BEGIN Data section

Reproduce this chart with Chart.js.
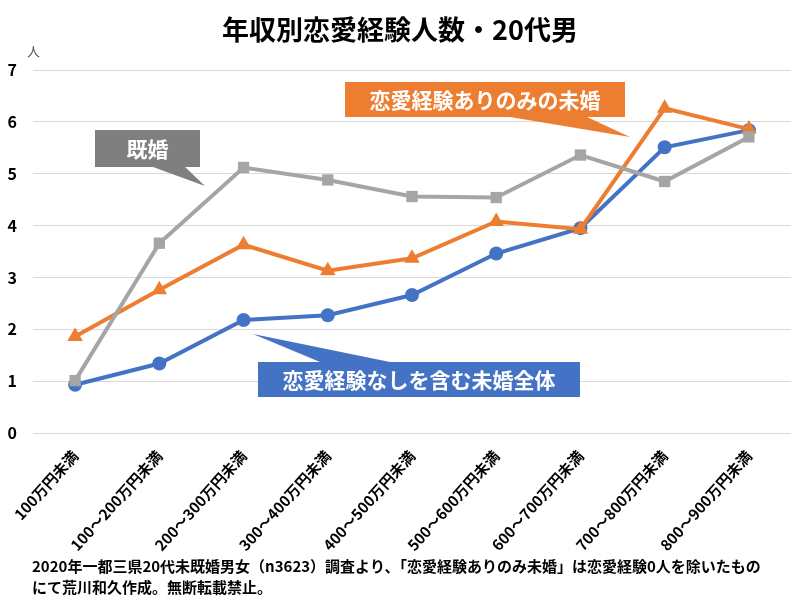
<!DOCTYPE html>
<html lang="ja">
<head>
<meta charset="utf-8">
<script src="https://cdn.jsdelivr.net/npm/chart.js@4"></script>
<style>
    html, body { margin: 0; padding: 0; background: #fff; }
    #wrap { width: 800px; height: 600px; }
</style>
</head>
<body>
<div id="wrap"><canvas id="chart" width="800" height="600"></canvas></div>
<script>
// Datos
const categories = ['100万円未満', '100～200万円未満', '200～300万円未満', '300～400万円未満',
    '400～500万円未満', '500～600万円未満', '600～700万円未満', '700～800万円未満', '800～900万円未満'];
const unmarriedAll = [0.93, 1.34, 2.18, 2.27, 2.66, 3.46, 3.95, 5.51, 5.84];
const unmarriedExp = [1.86, 2.76, 3.63, 3.13, 3.37, 4.08, 3.93, 6.26, 5.86];
const married = [1.01, 3.66, 5.12, 4.88, 4.56, 4.54, 5.36, 4.85, 5.71];
const yTicks = [0, 1, 2, 3, 4, 5, 6, 7];

const FONT = '"Noto Sans CJK JP", "Noto Sans", sans-serif';
const BLUE = '#4472c4';
const ORANGE = '#ed7d31';
const GRAY = '#a5a5a5';

// Textos y llamadas
const titleText = '年収別恋愛経験人数・20代男';
const unitText = '人';
const noteLines = [
    '2020年一都三県20代未既婚男女（n3623）調査より、「恋愛経験ありのみ未婚」は恋愛経験0人を除いたもの',
    'にて荒川和久作成。無断転載禁止。'
];
const callouts = [
    { text: '既婚', color: '#7f7f7f', box: [95, 130, 200, 167], tail: [[153, 167], [185, 167], [205, 186]] },
    { text: '恋愛経験ありのみの未婚', color: ORANGE, box: [345, 82, 625, 117], tail: [[510, 117], [587, 117], [630, 137]] },
    { text: '恋愛経験なしを含む未婚全体', color: BLUE, box: [258, 362, 580, 397], tail: [[320, 362], [390, 362], [253, 334]] }
];

const decorPlugin = {
    id: 'decor',
    afterDraw(chart) {
        const ctx = chart.ctx;
        ctx.save();
        // Título
        ctx.fillStyle = '#000';
        ctx.font = 'bold 27px ' + FONT;
        ctx.textAlign = 'center';
        ctx.textBaseline = 'middle';
        ctx.fillText(titleText, 400, 30, 368);
        // Unidad
        ctx.fillStyle = '#595959';
        ctx.font = '13px ' + FONT;
        ctx.textAlign = 'left';
        ctx.fillText(unitText, 27, 51);
        // Nota al pie
        ctx.fillStyle = '#000';
        ctx.font = 'bold 15px ' + FONT;
        ctx.fillText(noteLines[0], 32, 566, 754);
        ctx.fillText(noteLines[1], 32, 587);
        // Llamadas
        callouts.forEach(c => {
            const [x1, y1, x2, y2] = c.box;
            ctx.fillStyle = c.color;
            ctx.fillRect(x1, y1, x2 - x1, y2 - y1);
            ctx.beginPath();
            ctx.moveTo(c.tail[0][0], c.tail[0][1]);
            ctx.lineTo(c.tail[2][0], c.tail[2][1]);
            ctx.lineTo(c.tail[1][0], c.tail[1][1]);
            ctx.closePath();
            ctx.fill();
            ctx.fillStyle = '#fff';
            ctx.font = 'bold 21px ' + FONT;
            ctx.textAlign = 'center';
            ctx.fillText(c.text, (x1 + x2) / 2, (y1 + y2) / 2 + 1);
        });
        ctx.restore();
    }
};

function lineSet(label, data, color, style, radius) {
    return {
        label: label,
        data: data,
        borderColor: color,
        backgroundColor: color,
        borderWidth: 4,
        pointStyle: style,
        pointRadius: radius,
        pointHoverRadius: radius,
        pointBorderWidth: 0,
        tension: 0
    };
}

new Chart(document.getElementById('chart').getContext('2d'), {
    type: 'line',
    data: {
        labels: categories,
        datasets: [
            lineSet('既婚', married, GRAY, 'rect', 8),
            lineSet('恋愛経験ありのみの未婚', unmarriedExp, ORANGE, 'triangle', 9),
            lineSet('恋愛経験なしを含む未婚全体', unmarriedAll, BLUE, 'circle', 7)
        ]
    },
    options: {
        responsive: false,
        animation: false,
        layout: { padding: { top: 70, right: 9, bottom: 44, left: 0 } },
        plugins: {
            legend: { display: false },
            title: { display: false },
            tooltip: { enabled: false }
        },
        scales: {
            x: {
                offset: true,
                grid: { display: false },
                border: { display: false },
                ticks: {
                    autoSkip: false,
                    minRotation: 48,
                    maxRotation: 48,
                    padding: 6,
                    color: '#000',
                    font: { family: FONT, size: 15, weight: 'bold' }
                },
                afterFit(scale) {
                    scale.height = 123;
                    scale.paddingLeft = 0;
                    scale.paddingRight = 0;
                }
            },
            y: {
                min: 0,
                max: 7,
                afterBuildTicks(scale) { scale.ticks = yTicks.map(v => ({ value: v })); },
                grid: { color: '#d9d9d9', lineWidth: 1, drawTicks: false },
                border: { display: false },
                ticks: {
                    padding: 16,
                    color: '#000',
                    font: { family: FONT, size: 16, weight: 'bold' }
                },
                afterFit(scale) { scale.width = 33; }
            }
        }
    },
    plugins: [decorPlugin]
});
</script>
</body>
</html>
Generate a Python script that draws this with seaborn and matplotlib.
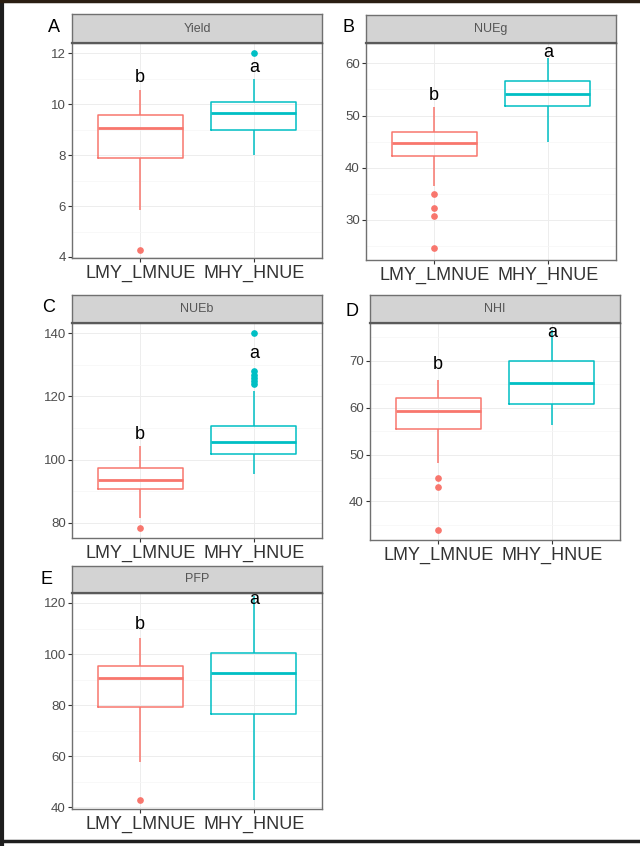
import numpy as np
import pandas as pd
import matplotlib
matplotlib.use("Agg")
import matplotlib.pyplot as plt
from matplotlib.lines import Line2D
from matplotlib.ticker import AutoMinorLocator
import seaborn as sns

# ---------------- data ----------------
groups = ["LMY_LMNUE", "MHY_HNUE"]
panel_titles = ["Yield", "NUEg", "NUEb", "NHI", "PFP"]
panel_letters = ["A", "B", "C", "D", "E"]

# five-number summaries: [lower whisker, Q1, median, Q3, upper whisker]
yield_lmy = [5.84, 7.88, 9.06, 9.57, 10.55]
yield_mhy = [8.0, 8.98, 9.65, 10.08, 11.0]
nueg_lmy = [36.4, 42.3, 44.7, 46.8, 51.7]
nueg_mhy = [45.0, 51.8, 54.1, 56.6, 61.0]
nueb_lmy = [81.5, 90.7, 93.7, 97.4, 104.2]
nueb_mhy = [95.3, 101.9, 105.5, 110.5, 121.6]
nhi_lmy = [48.2, 55.4, 59.3, 62.1, 65.8]
nhi_mhy = [56.2, 60.7, 65.2, 70.0, 76.6]
pfp_lmy = [57.8, 79.2, 90.5, 95.4, 106.3]
pfp_mhy = [42.8, 76.4, 92.5, 100.6, 122.7]

# outliers
yield_lmy_out = [4.27]
yield_mhy_out = [12.0]
nueg_lmy_out = [35.0, 32.2, 30.8, 24.6]
nueg_mhy_out = []
nueb_lmy_out = [78.4]
nueb_mhy_out = [123.8, 124.8, 125.8, 126.8, 128.0, 140.0]
nhi_lmy_out = [45.0, 43.0, 34.0]
nhi_mhy_out = []
pfp_lmy_out = [42.8]
pfp_mhy_out = []

# significance letters and their heights
sig_letters = [["b", "a"], ["b", "a"], ["b", "a"], ["b", "a"], ["b", "a"]]
letter_y = [[11.06, 11.45], [53.9, 62.0], [107.9, 133.5], [69.1, 75.9], [111.5, 121.3]]

# axis ranges and ticks
ylims = [(3.96, 12.4), (22.3, 63.9), (75.2, 143.2), (31.8, 78.0), (39.4, 123.9)]
yticks = [[4, 6, 8, 10, 12], [30, 40, 50, 60], [80, 100, 120, 140],
          [40, 50, 60, 70], [40, 60, 80, 100, 120]]

summaries = [(yield_lmy, yield_mhy), (nueg_lmy, nueg_mhy), (nueb_lmy, nueb_mhy),
             (nhi_lmy, nhi_mhy), (pfp_lmy, pfp_mhy)]
outliers = [(yield_lmy_out, yield_mhy_out), (nueg_lmy_out, nueg_mhy_out),
            (nueb_lmy_out, nueb_mhy_out), (nhi_lmy_out, nhi_mhy_out),
            (pfp_lmy_out, pfp_mhy_out)]


def sample_from_summary(s, outs):
    """Sample whose box-plot statistics equal the read summary values."""
    lo, q1, med, q3, hi = s
    lows = [o for o in outs if o < q1]
    highs = [o for o in outs if o >= q1]
    return lows + [lo] + [q1] * 20 + [med] * 21 + [q3] * 20 + [hi] + highs


# ---------------- style ----------------
sns.set_theme(style="white")
plt.rcParams["font.family"] = ["Liberation Sans", "DejaVu Sans"]
palette = ["#F8766D", "#00BFC4"]

W, H = 640, 846
fig = plt.figure(figsize=(W / 100, H / 100), dpi=100)
fig.patch.set_facecolor("white")

# panel boxes in pixels: (left, right, top, bottom, strip_top)
boxes = [(72, 322, 43, 258, 14), (366, 616, 43, 260, 15),
         (72, 322, 323, 538, 295), (370, 620, 323, 540, 295),
         (72, 322, 593, 809, 566)]
letter_pos = [(54, 27), (348, 28), (49, 307), (352, 311), (47, 579)]


def frac(l, r, t, b):
    return [l / W, 1 - b / H, (r - l) / W, (b - t) / H]


for i in range(5):
    l, r, t, b, st = boxes[i]
    ax = fig.add_axes(frac(l, r, t, b))
    rows = []
    for g, s, o in zip(groups, summaries[i], outliers[i]):
        for v in sample_from_summary(s, o):
            rows.append((g, v))
    df = pd.DataFrame(rows, columns=["group", "value"])

    sns.boxplot(data=df, x="group", y="value", hue="group", order=groups,
                hue_order=groups, palette=palette, fill=False, width=0.75,
                showcaps=False, linewidth=1.1, whis=1.5, legend=False,
                medianprops=dict(linewidth=2.0),
                flierprops=dict(marker="o", markersize=3.8),
                ax=ax)
    for ln in ax.lines:
        if ln.get_marker() not in ("None", None, "", " "):
            c = ln.get_markeredgecolor()
            ln.set_markerfacecolor(c)
            ln.set_markeredgecolor(c)
            ln.set_markersize(3.8)

    for j, g in enumerate(groups):
        ax.text(j, letter_y[i][j], sig_letters[i][j], ha="center", va="center",
                fontsize=13, color="black")

    ax.set_xlim(-0.6, 1.6)
    ax.set_ylim(*ylims[i])
    ax.set_yticks(yticks[i])
    ax.yaxis.set_minor_locator(AutoMinorLocator(2))
    ax.set_xlabel("")
    ax.set_ylabel("")
    ax.grid(True, which="major", color="#EDEDED", linewidth=0.7)
    ax.grid(True, which="minor", axis="y", color="#F6F6F6", linewidth=0.5)
    ax.set_axisbelow(True)
    ax.tick_params(axis="both", which="major", length=3, width=0.8,
                   color="#333333", left=True, bottom=True)
    ax.tick_params(axis="y", which="minor", length=0)
    ax.tick_params(axis="y", labelsize=9.5, labelcolor="#4D4D4D", pad=1.5)
    ax.tick_params(axis="x", labelsize=13, labelcolor="#333333", pad=2)
    for sp in ax.spines.values():
        sp.set_visible(True)
        sp.set_color("#707070")
        sp.set_linewidth(1.0)

    # facet strip
    sax = fig.add_axes(frac(l, r, st, t))
    sax.set_facecolor("#D3D3D3")
    sax.set_xticks([])
    sax.set_yticks([])
    for sp in sax.spines.values():
        sp.set_visible(True)
        sp.set_color("#707070")
        sp.set_linewidth(1.0)
    sax.spines["bottom"].set_linewidth(1.6)
    sax.spines["bottom"].set_color("#5A5A5A")
    sax.text(0.5, 0.5, panel_titles[i], ha="center", va="center",
             fontsize=9, color="#555555", transform=sax.transAxes)

    lx, ly = letter_pos[i]
    fig.text(lx / W, 1 - ly / H, panel_letters[i], ha="center", va="center",
             fontsize=13, color="black")

# outer frame of the picture
fig.add_artist(Line2D([2 / W, 2 / W], [0, 1], transform=fig.transFigure,
                      color="#1E1E1E", linewidth=3.0))
fig.add_artist(Line2D([0, 1], [1 - 1.5 / H, 1 - 1.5 / H], transform=fig.transFigure,
                      color="#2A1E12", linewidth=2.5))
fig.add_artist(Line2D([0, 1], [1 - 841 / H, 1 - 841 / H], transform=fig.transFigure,
                      color="#1E1E1E", linewidth=2.5))

fig.savefig("out.png", dpi=100, facecolor="white")
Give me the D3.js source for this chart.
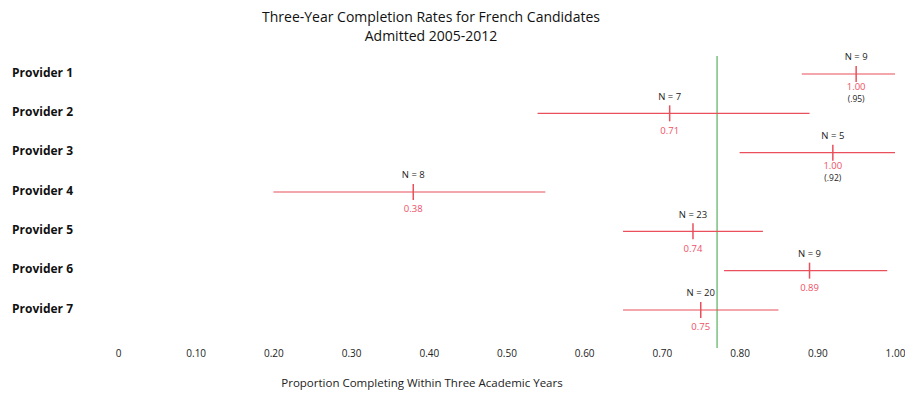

END Data section

Copy only the part of the records that runs from the first line to the line with "const GRAY = '#a5a5a5';", ends included, leaving pictures out.

Response to this exercise =>
Reproduce this chart with Chart.js.
<!DOCTYPE html>
<html lang="ja">
<head>
<meta charset="utf-8">
<script src="https://cdn.jsdelivr.net/npm/chart.js@4"></script>
<style>
    html, body { margin: 0; padding: 0; background: #fff; }
    #wrap { width: 800px; height: 600px; }
</style>
</head>
<body>
<div id="wrap"><canvas id="chart" width="800" height="600"></canvas></div>
<script>
// Datos
const categories = ['100万円未満', '100～200万円未満', '200～300万円未満', '300～400万円未満',
    '400～500万円未満', '500～600万円未満', '600～700万円未満', '700～800万円未満', '800～900万円未満'];
const unmarriedAll = [0.93, 1.34, 2.18, 2.27, 2.66, 3.46, 3.95, 5.51, 5.84];
const unmarriedExp = [1.86, 2.76, 3.63, 3.13, 3.37, 4.08, 3.93, 6.26, 5.86];
const married = [1.01, 3.66, 5.12, 4.88, 4.56, 4.54, 5.36, 4.85, 5.71];
const yTicks = [0, 1, 2, 3, 4, 5, 6, 7];

const FONT = '"Noto Sans CJK JP", "Noto Sans", sans-serif';
const BLUE = '#4472c4';
const ORANGE = '#ed7d31';
const GRAY = '#a5a5a5';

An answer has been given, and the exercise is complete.